● Exercise material
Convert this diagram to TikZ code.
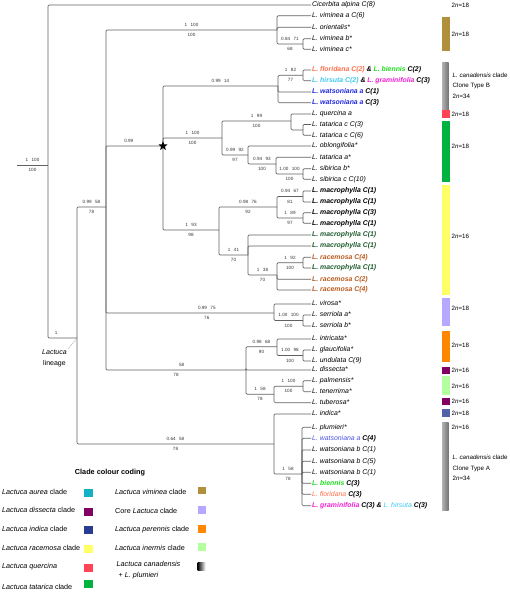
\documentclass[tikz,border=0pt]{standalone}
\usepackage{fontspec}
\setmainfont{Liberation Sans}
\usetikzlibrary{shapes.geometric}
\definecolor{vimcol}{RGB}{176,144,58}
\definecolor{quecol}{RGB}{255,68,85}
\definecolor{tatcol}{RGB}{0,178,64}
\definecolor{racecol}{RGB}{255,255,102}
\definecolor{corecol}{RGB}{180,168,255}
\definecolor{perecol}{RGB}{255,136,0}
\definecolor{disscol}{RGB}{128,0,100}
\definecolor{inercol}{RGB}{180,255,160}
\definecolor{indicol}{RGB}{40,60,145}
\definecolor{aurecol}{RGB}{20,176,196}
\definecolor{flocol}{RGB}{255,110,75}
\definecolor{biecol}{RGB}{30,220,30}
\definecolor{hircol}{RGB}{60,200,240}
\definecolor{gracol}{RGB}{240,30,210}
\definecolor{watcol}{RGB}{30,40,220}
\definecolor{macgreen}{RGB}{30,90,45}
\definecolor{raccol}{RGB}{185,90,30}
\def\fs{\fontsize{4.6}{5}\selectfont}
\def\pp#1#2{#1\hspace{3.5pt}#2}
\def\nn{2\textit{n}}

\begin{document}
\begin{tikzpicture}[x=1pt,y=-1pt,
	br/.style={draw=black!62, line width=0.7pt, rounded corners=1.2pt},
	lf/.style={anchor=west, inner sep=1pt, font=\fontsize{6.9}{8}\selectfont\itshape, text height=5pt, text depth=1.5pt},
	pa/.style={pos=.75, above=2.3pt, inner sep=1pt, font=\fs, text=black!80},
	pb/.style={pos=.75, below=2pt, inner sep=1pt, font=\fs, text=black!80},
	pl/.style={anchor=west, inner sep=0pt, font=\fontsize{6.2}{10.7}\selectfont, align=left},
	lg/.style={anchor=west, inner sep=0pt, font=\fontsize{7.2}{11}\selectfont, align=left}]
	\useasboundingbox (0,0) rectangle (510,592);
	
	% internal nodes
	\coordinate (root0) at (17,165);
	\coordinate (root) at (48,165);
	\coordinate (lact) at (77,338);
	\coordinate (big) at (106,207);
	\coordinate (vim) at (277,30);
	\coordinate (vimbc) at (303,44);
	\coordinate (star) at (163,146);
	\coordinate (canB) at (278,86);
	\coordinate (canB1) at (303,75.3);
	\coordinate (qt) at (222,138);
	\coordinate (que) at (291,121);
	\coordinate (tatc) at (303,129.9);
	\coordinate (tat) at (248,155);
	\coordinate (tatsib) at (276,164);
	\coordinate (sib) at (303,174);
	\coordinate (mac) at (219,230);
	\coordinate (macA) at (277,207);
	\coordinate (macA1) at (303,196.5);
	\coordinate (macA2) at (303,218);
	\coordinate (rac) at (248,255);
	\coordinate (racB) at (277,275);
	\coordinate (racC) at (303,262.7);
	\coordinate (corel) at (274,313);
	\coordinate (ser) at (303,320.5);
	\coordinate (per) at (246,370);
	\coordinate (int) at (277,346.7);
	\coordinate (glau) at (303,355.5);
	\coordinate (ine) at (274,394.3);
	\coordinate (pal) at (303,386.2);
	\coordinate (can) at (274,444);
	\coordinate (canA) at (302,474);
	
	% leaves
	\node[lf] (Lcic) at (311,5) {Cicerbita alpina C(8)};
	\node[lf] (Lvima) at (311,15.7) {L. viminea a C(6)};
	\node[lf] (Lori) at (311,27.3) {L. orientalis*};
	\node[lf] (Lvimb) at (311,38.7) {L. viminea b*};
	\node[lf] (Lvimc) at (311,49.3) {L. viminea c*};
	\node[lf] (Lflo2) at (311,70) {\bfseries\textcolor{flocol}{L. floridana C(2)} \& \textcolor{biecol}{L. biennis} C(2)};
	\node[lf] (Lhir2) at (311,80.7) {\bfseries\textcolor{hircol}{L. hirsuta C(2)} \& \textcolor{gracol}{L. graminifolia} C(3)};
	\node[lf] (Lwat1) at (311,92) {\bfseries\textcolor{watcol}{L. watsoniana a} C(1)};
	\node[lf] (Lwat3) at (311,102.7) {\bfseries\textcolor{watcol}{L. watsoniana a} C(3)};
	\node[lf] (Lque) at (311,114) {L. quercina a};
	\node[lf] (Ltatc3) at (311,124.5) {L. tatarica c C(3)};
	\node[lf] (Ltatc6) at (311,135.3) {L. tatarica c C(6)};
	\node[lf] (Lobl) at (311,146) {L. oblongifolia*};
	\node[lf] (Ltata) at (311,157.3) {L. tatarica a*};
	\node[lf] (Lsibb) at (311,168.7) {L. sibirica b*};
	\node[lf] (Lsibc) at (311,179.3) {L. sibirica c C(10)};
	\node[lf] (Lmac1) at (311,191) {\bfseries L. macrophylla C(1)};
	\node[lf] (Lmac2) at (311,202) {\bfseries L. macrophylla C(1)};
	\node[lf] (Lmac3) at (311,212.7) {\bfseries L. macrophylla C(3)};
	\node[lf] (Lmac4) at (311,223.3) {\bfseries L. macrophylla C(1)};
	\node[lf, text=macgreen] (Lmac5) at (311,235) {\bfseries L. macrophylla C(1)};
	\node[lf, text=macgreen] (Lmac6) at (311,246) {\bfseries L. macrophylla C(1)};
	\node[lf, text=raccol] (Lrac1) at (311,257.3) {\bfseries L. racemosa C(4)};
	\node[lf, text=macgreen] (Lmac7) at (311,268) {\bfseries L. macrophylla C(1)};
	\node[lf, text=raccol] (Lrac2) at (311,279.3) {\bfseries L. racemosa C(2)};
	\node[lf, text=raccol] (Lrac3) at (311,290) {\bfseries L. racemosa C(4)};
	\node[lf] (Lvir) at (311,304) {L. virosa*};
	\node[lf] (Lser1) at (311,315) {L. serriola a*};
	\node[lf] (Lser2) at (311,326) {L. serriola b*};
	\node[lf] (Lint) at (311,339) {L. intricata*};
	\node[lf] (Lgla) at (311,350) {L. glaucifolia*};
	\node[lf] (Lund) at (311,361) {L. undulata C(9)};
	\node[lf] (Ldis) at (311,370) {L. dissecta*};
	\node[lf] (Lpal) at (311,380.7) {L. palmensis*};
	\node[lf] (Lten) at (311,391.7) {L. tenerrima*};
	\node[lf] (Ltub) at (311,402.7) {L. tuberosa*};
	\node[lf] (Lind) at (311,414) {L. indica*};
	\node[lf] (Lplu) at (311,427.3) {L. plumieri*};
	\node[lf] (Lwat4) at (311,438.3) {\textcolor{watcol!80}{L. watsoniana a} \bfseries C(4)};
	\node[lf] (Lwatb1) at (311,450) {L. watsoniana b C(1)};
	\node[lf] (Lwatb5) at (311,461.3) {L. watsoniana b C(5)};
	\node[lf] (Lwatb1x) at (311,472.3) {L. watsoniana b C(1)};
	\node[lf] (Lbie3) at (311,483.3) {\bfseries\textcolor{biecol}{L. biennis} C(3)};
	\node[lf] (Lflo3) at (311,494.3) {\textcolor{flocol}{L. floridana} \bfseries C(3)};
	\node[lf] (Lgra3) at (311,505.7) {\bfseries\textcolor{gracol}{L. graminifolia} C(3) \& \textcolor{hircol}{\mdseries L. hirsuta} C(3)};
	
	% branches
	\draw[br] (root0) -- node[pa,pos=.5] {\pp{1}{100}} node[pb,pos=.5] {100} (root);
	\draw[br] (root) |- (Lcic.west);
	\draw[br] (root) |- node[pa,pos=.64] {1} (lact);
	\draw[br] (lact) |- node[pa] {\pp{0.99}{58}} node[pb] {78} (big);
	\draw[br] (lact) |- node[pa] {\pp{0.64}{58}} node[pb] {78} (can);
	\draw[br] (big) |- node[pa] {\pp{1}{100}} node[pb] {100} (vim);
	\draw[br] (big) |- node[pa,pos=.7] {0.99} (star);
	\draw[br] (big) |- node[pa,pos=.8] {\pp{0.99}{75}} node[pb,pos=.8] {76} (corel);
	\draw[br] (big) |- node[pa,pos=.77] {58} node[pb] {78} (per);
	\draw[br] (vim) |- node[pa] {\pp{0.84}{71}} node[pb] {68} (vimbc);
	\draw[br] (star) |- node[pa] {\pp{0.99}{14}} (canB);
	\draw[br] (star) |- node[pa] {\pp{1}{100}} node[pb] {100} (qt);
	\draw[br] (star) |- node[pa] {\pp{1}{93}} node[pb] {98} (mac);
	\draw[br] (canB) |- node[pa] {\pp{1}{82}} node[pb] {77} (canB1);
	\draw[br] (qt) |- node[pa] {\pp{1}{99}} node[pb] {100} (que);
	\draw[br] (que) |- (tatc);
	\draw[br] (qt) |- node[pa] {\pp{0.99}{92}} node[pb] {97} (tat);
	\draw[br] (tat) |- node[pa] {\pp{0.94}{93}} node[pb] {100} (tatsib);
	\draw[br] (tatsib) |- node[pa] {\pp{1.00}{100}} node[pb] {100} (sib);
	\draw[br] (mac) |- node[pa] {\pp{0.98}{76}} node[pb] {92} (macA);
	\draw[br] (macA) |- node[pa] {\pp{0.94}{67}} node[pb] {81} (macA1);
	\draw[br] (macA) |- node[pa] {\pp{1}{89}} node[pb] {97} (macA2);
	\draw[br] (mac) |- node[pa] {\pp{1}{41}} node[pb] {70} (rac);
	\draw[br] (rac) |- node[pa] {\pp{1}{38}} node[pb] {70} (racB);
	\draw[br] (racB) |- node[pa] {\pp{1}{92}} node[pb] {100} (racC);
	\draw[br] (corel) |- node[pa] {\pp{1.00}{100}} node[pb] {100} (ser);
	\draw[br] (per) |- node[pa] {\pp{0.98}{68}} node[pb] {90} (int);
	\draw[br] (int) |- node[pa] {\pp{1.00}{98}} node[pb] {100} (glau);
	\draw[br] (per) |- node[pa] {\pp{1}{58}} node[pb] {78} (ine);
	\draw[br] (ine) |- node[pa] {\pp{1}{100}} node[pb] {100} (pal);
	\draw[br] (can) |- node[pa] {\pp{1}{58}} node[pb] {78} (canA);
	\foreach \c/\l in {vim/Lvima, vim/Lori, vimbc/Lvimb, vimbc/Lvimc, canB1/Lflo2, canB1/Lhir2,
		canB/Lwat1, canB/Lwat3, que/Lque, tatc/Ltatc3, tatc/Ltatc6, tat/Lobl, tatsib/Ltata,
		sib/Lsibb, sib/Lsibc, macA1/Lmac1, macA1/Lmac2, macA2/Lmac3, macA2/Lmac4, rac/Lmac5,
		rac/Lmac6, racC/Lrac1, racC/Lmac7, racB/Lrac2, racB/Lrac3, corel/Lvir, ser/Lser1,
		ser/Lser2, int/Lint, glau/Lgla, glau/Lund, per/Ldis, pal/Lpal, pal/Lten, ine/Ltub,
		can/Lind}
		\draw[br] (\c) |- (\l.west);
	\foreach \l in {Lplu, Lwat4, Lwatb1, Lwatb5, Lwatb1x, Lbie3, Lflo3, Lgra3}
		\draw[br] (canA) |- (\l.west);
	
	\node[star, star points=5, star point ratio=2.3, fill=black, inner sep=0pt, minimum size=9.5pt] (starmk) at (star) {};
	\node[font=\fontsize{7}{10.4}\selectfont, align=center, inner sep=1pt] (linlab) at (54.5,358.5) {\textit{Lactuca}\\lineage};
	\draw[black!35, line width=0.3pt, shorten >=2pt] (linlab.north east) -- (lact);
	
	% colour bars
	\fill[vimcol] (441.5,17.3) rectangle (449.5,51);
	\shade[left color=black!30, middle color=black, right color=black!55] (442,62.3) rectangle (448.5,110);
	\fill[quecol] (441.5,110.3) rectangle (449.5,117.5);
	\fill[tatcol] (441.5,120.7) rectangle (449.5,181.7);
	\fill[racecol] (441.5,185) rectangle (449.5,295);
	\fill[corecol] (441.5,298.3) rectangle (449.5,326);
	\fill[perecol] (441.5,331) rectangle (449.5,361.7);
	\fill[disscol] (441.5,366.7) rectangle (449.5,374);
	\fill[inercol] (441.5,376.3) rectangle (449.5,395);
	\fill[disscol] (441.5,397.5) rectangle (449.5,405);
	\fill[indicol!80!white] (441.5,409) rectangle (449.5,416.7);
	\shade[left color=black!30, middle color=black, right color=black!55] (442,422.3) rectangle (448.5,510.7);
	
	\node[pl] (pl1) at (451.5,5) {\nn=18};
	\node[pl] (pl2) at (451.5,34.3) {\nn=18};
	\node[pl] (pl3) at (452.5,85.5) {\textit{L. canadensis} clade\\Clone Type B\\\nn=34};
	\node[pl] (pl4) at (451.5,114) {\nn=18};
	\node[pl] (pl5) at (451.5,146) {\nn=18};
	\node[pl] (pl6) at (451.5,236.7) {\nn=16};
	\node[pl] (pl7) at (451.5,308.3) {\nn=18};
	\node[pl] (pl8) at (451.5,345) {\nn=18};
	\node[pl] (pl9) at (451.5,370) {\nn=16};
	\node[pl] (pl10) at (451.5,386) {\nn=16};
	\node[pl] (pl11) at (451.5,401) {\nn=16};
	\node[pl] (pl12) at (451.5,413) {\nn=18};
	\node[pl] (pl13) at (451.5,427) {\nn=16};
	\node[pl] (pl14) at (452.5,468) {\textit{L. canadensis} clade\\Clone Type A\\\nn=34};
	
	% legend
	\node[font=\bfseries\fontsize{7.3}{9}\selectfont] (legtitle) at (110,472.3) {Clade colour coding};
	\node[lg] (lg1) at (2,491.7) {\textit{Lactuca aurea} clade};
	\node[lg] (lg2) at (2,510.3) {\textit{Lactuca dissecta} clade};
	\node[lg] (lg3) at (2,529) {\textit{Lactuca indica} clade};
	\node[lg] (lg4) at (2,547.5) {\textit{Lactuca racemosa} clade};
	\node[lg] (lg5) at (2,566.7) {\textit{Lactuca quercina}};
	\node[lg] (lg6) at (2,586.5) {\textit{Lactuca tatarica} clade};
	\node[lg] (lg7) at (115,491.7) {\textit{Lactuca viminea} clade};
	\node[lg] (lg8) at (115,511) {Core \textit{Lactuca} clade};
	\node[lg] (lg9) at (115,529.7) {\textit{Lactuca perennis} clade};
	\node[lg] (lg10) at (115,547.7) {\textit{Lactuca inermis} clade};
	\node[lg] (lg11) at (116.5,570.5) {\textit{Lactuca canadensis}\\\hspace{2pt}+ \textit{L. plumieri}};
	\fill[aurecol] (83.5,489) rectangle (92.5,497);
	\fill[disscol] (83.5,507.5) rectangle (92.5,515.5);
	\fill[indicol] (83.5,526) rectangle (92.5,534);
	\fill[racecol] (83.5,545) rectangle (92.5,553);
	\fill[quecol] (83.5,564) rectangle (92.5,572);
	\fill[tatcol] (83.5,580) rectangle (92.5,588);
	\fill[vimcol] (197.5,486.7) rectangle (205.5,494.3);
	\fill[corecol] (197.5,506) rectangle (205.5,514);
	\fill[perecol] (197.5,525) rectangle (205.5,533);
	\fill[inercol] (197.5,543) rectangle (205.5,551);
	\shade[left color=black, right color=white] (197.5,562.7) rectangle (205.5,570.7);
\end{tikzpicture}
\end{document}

* * *

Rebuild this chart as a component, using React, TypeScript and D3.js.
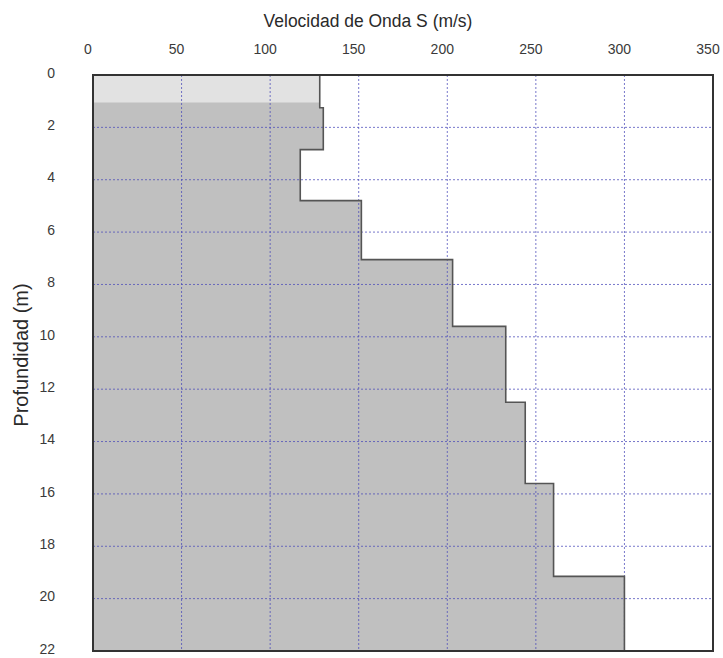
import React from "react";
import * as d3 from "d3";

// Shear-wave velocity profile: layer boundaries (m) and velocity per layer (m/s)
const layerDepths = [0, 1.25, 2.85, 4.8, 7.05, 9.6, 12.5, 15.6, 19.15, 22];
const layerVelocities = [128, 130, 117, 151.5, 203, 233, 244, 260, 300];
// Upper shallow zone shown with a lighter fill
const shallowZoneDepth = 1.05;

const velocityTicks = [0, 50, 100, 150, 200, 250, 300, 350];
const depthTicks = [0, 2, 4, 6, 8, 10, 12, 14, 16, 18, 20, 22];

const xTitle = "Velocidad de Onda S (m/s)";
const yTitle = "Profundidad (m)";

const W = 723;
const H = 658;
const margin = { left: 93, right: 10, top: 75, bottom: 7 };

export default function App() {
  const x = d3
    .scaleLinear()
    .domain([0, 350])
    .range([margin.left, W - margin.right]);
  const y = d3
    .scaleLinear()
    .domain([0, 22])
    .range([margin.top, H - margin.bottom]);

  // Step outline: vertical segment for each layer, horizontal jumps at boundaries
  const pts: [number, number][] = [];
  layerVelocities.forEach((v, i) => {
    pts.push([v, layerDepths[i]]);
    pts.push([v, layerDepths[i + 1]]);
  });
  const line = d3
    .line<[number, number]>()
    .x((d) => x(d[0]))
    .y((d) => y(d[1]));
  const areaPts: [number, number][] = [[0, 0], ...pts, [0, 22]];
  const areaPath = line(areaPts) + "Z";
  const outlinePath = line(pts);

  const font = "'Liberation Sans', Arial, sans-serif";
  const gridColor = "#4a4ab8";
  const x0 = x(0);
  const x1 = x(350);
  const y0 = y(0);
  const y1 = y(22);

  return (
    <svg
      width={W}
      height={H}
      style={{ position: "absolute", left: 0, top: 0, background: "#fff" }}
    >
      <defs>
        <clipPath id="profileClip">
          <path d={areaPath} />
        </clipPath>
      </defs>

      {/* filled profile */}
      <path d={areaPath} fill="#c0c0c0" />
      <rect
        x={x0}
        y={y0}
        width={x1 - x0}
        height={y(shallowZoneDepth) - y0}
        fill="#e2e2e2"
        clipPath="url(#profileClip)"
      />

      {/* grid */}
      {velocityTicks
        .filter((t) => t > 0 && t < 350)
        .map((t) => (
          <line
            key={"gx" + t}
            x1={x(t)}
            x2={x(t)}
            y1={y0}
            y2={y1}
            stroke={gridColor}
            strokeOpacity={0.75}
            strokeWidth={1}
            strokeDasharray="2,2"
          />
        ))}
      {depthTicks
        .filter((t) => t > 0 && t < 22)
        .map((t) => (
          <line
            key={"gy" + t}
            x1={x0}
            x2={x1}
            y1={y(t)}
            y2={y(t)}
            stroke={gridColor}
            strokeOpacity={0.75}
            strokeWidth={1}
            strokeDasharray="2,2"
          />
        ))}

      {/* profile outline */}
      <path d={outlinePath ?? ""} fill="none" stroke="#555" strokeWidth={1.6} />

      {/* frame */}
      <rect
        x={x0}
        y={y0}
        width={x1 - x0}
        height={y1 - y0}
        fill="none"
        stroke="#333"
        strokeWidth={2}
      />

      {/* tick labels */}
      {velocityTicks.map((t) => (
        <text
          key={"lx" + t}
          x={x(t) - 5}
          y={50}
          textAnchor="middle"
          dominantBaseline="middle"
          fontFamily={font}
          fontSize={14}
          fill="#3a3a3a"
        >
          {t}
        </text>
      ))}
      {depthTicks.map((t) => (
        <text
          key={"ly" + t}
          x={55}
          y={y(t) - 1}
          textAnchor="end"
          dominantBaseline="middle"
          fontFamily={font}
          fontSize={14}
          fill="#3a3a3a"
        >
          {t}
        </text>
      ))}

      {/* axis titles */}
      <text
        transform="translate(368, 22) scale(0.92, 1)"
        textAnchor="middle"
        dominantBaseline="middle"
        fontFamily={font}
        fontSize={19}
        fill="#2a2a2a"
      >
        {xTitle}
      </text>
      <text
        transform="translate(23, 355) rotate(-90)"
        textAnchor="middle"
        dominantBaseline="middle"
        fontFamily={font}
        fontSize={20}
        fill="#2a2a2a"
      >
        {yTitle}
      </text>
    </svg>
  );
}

---

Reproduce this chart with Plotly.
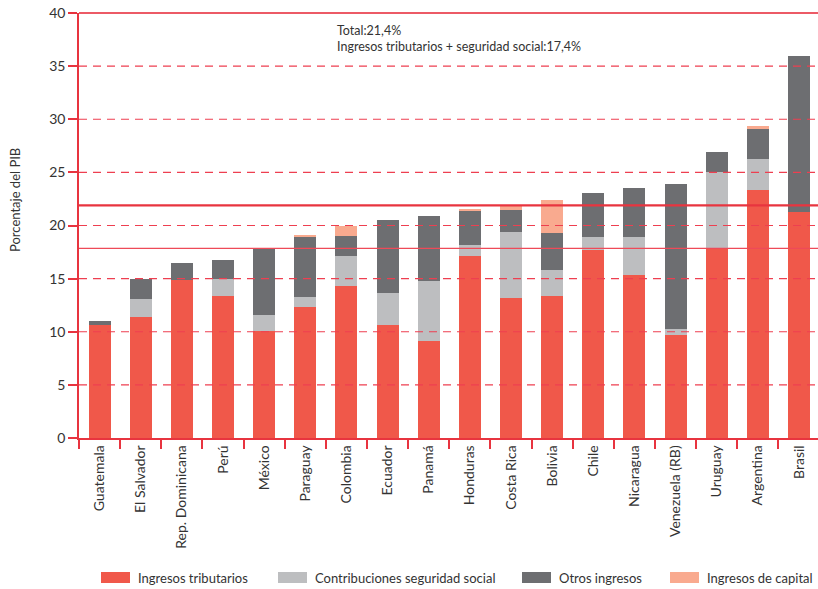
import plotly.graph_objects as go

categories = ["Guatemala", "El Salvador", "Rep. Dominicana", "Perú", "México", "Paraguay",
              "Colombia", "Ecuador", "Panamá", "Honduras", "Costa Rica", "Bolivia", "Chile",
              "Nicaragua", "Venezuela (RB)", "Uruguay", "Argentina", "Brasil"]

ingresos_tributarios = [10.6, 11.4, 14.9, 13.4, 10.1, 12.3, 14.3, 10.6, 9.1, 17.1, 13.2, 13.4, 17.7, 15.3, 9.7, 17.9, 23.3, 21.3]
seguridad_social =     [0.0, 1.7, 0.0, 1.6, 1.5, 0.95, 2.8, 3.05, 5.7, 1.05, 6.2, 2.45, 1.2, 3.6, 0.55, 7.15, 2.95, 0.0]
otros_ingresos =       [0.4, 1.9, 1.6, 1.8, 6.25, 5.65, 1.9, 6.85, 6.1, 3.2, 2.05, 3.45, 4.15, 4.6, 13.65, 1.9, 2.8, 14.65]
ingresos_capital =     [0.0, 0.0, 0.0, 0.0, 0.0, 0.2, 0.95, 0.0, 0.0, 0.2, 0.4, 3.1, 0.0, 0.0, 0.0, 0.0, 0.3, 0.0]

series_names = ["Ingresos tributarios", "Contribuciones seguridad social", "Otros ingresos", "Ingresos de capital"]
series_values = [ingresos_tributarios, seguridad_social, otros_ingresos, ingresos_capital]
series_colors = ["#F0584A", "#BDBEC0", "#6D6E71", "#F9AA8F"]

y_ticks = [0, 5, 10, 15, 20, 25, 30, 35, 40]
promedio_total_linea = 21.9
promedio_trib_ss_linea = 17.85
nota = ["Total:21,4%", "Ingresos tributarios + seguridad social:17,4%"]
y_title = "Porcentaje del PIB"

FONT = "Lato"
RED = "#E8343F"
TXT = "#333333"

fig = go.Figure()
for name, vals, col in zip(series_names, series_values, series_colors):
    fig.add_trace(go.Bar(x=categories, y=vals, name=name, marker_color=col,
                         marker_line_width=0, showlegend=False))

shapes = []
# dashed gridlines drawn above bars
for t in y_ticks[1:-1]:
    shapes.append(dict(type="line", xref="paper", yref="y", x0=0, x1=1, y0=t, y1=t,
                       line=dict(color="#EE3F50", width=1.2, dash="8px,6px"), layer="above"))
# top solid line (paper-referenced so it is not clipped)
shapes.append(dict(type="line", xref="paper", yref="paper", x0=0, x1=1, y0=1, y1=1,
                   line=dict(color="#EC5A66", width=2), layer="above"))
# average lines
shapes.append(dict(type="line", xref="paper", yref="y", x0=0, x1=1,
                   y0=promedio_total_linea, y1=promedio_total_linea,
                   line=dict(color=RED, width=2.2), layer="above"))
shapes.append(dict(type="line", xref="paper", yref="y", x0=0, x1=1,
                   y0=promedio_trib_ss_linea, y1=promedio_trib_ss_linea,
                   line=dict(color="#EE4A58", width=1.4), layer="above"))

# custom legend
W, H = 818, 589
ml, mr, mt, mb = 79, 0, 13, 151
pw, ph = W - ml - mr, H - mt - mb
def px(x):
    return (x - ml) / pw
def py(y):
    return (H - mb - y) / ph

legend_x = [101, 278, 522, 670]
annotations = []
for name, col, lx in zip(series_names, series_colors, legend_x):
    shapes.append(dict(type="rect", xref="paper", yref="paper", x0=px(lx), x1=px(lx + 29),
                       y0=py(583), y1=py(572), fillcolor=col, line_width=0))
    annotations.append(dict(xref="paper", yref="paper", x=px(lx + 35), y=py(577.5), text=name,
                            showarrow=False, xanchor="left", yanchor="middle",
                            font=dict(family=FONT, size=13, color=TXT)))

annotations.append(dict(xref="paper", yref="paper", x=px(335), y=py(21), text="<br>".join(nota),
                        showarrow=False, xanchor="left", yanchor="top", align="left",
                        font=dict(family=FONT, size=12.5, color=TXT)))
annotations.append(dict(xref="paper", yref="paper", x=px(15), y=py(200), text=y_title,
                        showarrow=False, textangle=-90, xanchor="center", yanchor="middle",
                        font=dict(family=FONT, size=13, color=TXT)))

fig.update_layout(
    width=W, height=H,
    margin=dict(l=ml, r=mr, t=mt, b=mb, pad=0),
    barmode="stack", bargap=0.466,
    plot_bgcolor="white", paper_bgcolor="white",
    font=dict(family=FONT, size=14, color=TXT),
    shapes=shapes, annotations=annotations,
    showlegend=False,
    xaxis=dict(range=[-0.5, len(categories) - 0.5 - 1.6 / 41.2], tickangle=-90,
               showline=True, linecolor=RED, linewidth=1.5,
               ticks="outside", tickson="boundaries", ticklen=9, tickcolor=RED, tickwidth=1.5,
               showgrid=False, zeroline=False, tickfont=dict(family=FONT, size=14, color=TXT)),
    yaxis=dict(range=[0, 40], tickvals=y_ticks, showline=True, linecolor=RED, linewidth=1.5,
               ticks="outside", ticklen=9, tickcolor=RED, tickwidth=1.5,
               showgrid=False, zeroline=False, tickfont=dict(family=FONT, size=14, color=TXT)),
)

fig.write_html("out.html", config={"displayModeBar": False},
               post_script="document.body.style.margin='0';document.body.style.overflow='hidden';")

● Stated task
Take out nothing but the lines from the one containing "Rebuild this chart" to the one containing "import * as", inclusive, retyped exactly. Drop the pictures.

● Final result
Rebuild this chart as a component, using React, TypeScript and D3.js.
import React from "react";
import * as d3 from "d3";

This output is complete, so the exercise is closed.